¶ … Engineering Qs
Concurrent engineering, as the name implies, involves the simultaneous designing of various components of a given product. Essentially, different teams working on different parts of a complex final product -- such as an automobile, for instance -- work in unison on the various parts of their product, ideally reaching completion at approximately the same time. This is in contrasts to sequential engineering, in which the various components of a complex final product are designed separately, one after the other, which can be much more costly and inefficient than concurrent engineering for a variety of direct and indirect reasons.
In concurrent engineering, frequent communication between groups leads to fewer needs to redesign elements as the project moves forward -- all components are designed with an accurate and current awareness of how the whole will fit together. There is also a significant time savings, which of course translates to cost savings, when concurrent engineering is employed; different teams working simultaneously necessarily complete projects faster than independent teams working in sequence. Customer involvement in the design process is also often more possible with concurrent engineering, leading to greater utility in the final product.
2)
One of the many methods that can be utilize to determine why an engineered system might have failed, and what other failures might be caused, is a fault tree analysis, or FTA. The FTA is a tool that graphically maps out the elements in a given system that contributed or might have contributed to a system failure. It essentially maps out the events, whether normal or abnormal, that can or have occurred in a system, and also shows the interconnections between the components of a system and the ways in which the system might be disrupted.

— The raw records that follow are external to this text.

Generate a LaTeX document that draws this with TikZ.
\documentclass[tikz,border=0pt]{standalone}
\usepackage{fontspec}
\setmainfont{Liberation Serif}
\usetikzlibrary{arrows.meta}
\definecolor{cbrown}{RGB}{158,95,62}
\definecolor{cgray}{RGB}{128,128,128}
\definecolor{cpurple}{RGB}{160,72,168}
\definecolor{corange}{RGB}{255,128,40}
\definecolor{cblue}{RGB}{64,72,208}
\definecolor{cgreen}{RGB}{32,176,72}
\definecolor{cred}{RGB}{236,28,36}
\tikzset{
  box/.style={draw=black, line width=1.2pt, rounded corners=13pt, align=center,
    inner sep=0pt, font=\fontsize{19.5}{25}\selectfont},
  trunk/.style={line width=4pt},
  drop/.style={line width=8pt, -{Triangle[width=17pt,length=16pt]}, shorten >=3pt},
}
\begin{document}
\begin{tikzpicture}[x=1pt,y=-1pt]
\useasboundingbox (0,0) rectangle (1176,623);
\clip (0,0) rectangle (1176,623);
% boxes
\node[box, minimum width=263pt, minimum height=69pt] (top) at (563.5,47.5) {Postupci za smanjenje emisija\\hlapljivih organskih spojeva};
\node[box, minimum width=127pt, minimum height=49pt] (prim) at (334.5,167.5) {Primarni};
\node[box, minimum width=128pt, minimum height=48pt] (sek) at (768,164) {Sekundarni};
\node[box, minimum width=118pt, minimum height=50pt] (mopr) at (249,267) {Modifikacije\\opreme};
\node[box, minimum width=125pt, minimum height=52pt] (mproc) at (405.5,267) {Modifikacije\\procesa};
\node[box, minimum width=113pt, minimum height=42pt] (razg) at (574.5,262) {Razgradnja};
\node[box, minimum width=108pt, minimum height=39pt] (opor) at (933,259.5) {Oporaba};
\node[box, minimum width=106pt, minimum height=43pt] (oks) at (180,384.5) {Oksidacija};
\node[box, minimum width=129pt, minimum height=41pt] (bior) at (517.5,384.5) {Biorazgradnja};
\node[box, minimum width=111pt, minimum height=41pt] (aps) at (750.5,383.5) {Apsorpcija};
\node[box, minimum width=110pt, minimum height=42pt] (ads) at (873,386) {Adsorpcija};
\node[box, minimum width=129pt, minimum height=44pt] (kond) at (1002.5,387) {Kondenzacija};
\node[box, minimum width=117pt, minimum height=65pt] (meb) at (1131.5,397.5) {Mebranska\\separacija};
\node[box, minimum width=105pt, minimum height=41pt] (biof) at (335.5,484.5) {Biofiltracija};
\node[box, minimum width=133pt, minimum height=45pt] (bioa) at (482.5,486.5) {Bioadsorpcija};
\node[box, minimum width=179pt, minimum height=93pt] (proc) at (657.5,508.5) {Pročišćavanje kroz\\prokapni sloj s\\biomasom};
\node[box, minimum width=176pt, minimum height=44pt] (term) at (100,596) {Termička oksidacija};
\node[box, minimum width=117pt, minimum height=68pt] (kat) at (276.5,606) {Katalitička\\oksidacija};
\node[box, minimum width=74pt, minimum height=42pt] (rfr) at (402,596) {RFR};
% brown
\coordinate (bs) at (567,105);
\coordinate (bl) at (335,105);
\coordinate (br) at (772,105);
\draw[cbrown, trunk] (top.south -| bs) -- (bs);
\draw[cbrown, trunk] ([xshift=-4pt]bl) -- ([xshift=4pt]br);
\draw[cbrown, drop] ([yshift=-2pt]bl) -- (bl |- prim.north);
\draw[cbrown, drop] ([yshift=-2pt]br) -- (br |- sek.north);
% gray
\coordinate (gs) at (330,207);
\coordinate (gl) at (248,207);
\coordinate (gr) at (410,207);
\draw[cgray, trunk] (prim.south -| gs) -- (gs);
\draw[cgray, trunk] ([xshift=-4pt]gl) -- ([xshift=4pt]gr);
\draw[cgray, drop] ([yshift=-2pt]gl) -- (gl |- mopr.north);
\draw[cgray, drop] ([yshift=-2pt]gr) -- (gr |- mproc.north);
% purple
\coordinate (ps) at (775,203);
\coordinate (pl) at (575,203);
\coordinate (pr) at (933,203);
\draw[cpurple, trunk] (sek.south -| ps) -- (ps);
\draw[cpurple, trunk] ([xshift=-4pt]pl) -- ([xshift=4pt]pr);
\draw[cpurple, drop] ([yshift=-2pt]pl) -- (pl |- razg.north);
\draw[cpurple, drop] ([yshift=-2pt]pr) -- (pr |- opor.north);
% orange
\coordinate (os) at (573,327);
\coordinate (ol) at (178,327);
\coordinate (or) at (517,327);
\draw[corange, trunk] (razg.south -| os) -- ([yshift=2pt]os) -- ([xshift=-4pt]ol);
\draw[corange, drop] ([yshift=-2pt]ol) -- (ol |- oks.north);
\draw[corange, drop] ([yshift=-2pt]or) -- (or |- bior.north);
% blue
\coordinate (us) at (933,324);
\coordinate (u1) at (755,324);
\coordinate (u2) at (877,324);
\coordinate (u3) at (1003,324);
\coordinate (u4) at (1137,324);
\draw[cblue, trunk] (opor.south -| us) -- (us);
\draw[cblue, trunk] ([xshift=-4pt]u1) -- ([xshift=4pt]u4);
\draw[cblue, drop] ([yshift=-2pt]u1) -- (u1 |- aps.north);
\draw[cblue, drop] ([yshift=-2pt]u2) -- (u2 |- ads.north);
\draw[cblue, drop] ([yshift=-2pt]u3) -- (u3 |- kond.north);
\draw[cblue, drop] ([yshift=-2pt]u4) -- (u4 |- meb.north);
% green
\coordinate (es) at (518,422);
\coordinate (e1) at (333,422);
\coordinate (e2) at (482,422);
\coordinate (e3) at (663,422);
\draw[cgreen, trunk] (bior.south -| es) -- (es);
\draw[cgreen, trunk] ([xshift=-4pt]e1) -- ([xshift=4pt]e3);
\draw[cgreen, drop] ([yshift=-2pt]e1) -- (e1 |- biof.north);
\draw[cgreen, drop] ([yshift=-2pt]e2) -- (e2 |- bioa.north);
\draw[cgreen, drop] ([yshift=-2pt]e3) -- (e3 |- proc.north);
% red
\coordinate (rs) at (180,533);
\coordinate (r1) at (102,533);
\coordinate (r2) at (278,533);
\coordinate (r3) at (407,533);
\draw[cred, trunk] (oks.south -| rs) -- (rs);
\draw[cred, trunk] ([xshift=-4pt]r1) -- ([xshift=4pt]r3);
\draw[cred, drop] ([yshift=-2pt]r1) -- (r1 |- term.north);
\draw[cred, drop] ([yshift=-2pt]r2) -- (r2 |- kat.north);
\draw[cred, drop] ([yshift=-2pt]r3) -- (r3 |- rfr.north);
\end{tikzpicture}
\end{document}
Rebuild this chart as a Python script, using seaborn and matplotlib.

The essential goal of fault tree analysis is to determine the cause of system failures in the event of a past failure, or as a preemptive tool to determine the probabilities of failure based on specific events. By mapping out the events and components of a system, an FTA can be used to calculate these probabilities and so point out point in the system that might leave it more susceptible to failure. The FTA has both a preventative and a post-mortem function, then, and few would disagree that the former is the more impressive and necessary of the two.